▶ MATERIAL TO PROCESS

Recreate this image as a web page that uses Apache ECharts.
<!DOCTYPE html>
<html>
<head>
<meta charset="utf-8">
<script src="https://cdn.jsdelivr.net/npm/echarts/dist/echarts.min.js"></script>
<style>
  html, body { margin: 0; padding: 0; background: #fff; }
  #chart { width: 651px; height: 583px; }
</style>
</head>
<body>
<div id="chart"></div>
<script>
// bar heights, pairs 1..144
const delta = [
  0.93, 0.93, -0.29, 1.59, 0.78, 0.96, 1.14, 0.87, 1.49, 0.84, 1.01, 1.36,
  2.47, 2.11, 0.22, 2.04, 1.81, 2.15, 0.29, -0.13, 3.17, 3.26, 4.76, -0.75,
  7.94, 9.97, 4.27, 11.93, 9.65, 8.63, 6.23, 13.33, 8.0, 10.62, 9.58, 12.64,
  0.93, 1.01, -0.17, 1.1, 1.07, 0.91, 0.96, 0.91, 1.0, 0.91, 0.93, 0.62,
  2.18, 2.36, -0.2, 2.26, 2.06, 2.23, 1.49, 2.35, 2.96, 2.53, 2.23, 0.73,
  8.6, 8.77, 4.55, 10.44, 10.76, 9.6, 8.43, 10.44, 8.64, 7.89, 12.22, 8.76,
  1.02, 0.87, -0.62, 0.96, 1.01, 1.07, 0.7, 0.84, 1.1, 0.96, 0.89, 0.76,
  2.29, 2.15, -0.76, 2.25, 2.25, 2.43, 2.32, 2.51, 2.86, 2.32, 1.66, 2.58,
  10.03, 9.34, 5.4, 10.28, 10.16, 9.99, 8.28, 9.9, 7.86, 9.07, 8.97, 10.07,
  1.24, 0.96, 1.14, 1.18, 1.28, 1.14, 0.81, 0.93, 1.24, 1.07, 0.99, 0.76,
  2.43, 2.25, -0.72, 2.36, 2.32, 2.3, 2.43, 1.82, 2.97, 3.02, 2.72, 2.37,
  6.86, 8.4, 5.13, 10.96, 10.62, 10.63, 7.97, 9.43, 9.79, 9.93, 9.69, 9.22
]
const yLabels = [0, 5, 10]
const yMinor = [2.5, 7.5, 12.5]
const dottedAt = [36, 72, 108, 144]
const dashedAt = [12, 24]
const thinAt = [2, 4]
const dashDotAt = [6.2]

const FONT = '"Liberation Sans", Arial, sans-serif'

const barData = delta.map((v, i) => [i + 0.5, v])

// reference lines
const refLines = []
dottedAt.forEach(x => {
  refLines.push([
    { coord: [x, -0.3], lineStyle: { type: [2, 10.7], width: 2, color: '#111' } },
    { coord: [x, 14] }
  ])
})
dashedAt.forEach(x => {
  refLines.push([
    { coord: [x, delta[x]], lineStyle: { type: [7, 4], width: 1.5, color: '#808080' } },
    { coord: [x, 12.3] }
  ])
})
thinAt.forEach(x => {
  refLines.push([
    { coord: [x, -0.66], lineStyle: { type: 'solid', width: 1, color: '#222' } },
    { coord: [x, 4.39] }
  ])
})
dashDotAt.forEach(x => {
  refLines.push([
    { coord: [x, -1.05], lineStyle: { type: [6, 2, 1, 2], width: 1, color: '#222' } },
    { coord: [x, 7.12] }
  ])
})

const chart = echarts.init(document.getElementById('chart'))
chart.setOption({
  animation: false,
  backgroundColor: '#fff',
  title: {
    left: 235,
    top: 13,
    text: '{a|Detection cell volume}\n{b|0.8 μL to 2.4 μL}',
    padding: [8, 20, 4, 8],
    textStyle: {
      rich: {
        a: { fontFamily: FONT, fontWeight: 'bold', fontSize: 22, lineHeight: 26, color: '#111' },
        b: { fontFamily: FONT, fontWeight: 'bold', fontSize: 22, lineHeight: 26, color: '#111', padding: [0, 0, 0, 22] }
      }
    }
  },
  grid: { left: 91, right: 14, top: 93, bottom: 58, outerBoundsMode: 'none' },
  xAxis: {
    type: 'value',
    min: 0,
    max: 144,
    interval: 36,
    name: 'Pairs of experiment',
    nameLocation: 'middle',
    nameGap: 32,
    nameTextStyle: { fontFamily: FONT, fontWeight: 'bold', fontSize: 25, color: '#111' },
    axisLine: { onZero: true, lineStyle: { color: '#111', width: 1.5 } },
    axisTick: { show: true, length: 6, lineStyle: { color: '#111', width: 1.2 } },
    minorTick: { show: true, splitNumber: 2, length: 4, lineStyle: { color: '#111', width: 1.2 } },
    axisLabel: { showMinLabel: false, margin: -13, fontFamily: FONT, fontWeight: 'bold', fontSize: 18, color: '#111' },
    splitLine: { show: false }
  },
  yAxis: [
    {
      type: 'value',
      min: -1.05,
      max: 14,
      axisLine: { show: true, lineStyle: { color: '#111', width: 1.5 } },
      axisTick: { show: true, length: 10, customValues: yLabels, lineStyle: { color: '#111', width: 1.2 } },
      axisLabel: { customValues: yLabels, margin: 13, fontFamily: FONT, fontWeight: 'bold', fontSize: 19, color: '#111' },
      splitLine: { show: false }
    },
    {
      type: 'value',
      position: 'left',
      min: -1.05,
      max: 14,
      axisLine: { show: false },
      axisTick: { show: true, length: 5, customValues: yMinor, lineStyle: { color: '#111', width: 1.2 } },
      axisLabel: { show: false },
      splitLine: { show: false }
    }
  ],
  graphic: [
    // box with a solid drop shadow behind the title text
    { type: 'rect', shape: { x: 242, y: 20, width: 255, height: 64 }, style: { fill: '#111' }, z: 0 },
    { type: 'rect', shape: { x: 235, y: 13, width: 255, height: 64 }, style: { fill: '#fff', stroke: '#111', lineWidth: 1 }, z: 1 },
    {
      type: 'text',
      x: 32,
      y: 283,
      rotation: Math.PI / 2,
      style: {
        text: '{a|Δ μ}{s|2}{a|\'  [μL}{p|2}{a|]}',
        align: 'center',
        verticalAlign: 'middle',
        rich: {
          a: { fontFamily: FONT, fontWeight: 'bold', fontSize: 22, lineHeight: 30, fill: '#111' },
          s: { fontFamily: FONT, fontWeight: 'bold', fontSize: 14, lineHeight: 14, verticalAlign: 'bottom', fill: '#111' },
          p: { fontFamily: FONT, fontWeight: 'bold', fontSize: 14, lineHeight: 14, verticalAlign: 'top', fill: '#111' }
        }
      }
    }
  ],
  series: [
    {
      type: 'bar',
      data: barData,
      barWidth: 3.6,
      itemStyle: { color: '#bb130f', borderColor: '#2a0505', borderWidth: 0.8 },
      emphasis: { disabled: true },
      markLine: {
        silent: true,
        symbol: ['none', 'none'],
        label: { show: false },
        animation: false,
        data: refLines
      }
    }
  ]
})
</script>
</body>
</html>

--

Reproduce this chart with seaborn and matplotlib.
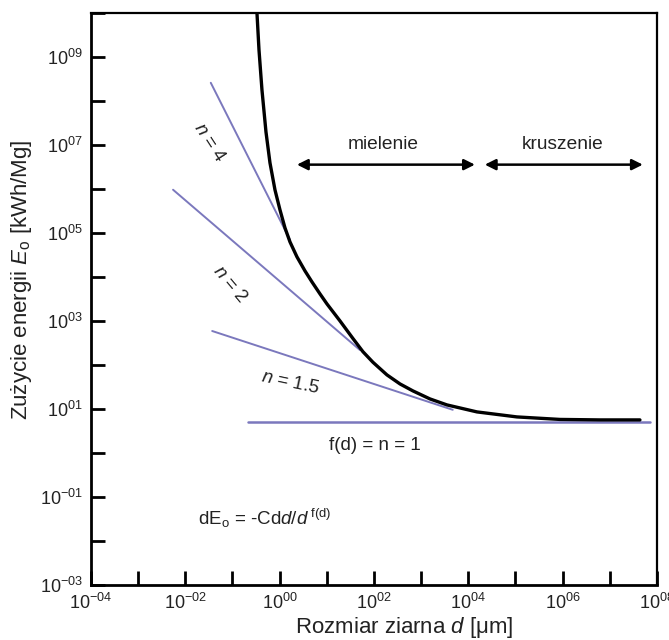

--

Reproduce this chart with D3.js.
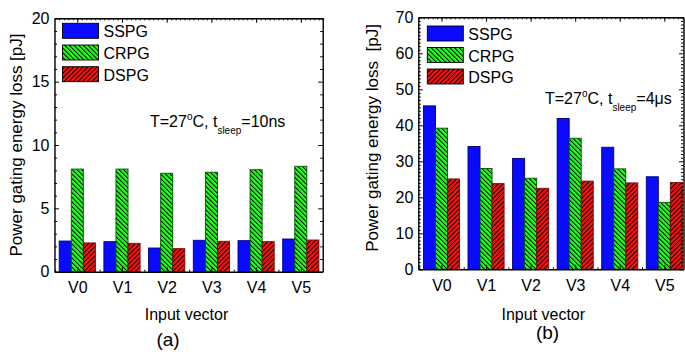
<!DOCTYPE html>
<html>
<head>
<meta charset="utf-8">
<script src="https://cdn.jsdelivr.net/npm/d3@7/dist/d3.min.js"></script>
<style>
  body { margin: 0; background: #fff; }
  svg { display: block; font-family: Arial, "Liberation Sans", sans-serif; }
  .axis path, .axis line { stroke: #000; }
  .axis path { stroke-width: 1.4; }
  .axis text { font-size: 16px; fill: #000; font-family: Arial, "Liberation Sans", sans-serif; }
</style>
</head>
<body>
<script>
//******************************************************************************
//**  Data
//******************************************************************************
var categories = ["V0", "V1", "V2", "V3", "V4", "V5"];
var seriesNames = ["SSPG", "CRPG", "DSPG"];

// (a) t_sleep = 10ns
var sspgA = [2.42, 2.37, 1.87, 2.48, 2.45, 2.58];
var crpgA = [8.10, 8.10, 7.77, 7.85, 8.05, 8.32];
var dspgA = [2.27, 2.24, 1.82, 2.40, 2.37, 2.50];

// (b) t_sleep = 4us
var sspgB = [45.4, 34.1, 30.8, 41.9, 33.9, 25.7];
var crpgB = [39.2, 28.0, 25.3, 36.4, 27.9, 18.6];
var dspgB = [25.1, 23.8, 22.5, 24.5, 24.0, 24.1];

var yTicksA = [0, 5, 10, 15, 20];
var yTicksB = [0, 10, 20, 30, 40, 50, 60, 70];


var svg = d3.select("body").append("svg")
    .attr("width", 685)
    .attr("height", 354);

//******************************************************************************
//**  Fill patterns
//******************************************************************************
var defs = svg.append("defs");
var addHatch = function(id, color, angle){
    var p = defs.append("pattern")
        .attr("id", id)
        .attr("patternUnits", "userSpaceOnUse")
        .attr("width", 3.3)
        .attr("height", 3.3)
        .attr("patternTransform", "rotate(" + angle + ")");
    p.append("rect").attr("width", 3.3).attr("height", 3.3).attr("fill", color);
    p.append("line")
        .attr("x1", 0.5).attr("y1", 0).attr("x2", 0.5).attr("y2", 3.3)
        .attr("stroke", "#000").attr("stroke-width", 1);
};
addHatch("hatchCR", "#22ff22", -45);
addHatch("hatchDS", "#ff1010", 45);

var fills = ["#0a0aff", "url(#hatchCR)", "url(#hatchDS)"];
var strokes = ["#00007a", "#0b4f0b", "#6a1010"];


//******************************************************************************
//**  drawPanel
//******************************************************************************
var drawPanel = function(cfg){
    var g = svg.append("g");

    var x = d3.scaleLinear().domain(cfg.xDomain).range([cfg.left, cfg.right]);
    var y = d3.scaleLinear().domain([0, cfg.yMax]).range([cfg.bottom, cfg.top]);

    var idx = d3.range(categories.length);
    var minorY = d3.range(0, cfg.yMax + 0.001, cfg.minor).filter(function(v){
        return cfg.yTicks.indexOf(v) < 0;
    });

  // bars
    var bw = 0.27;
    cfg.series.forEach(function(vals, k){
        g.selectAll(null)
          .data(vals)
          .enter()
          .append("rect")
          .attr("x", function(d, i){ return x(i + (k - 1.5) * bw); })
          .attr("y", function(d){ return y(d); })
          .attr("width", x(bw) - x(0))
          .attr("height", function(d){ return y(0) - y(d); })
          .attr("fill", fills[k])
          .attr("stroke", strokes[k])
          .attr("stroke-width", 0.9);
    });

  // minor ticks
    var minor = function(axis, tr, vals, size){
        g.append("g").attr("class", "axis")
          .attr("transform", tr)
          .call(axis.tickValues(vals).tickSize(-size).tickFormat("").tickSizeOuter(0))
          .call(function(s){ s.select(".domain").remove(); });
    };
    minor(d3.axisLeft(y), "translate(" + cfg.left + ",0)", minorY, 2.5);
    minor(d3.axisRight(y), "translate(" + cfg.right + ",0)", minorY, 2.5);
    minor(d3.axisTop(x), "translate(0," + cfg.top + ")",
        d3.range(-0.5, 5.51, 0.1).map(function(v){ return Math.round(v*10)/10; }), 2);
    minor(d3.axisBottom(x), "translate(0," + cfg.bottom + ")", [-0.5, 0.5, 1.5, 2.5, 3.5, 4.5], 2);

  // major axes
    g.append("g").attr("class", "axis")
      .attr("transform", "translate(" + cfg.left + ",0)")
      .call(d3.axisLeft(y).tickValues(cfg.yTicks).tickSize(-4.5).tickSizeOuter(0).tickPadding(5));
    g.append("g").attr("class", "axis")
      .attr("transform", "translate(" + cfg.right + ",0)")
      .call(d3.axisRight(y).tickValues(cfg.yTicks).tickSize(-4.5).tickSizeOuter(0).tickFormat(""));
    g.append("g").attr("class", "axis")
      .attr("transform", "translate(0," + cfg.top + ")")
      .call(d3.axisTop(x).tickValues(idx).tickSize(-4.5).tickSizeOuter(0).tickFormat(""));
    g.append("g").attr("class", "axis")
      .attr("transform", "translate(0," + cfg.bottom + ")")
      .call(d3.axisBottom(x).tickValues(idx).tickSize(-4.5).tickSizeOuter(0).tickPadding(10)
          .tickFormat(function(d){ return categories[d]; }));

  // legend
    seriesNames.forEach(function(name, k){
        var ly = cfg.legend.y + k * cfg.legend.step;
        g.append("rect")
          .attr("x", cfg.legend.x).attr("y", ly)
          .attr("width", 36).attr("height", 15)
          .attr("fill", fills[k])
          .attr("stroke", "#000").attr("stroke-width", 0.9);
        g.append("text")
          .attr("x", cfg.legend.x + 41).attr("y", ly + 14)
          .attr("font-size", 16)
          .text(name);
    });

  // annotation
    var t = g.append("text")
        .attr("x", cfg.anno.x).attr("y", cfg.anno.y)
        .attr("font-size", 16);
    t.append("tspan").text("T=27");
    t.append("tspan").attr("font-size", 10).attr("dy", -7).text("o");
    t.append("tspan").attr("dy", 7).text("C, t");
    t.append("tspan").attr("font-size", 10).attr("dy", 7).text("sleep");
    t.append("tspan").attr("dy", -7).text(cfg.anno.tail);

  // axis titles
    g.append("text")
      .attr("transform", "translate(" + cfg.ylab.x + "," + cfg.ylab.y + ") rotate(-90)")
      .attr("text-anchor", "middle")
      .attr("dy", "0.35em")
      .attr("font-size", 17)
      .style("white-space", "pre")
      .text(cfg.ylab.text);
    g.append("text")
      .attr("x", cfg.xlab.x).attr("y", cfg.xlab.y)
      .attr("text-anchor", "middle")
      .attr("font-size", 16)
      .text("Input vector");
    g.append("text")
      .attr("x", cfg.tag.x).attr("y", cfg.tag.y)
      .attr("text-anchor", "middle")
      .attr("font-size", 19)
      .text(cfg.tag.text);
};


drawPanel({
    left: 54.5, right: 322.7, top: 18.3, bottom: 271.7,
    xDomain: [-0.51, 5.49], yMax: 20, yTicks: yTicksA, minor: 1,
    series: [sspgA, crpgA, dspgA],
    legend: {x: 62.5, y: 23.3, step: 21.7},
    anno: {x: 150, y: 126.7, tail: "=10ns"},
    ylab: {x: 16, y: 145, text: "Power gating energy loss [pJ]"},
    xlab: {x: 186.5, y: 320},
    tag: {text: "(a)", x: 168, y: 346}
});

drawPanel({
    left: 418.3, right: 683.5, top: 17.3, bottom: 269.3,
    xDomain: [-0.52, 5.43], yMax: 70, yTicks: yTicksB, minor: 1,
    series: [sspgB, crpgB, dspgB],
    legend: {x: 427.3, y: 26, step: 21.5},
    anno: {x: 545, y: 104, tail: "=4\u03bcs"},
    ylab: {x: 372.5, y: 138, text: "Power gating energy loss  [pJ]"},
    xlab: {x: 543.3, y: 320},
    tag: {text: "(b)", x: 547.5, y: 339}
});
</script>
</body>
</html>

▶ THE PROBLEM
Find the word "this" and list each line it appears in.

▶ ANSWER TO THE TASK
Recreate this image as a web page that uses Apache ECharts.
Reproduce this chart with seaborn and matplotlib.
Reproduce this chart with D3.js.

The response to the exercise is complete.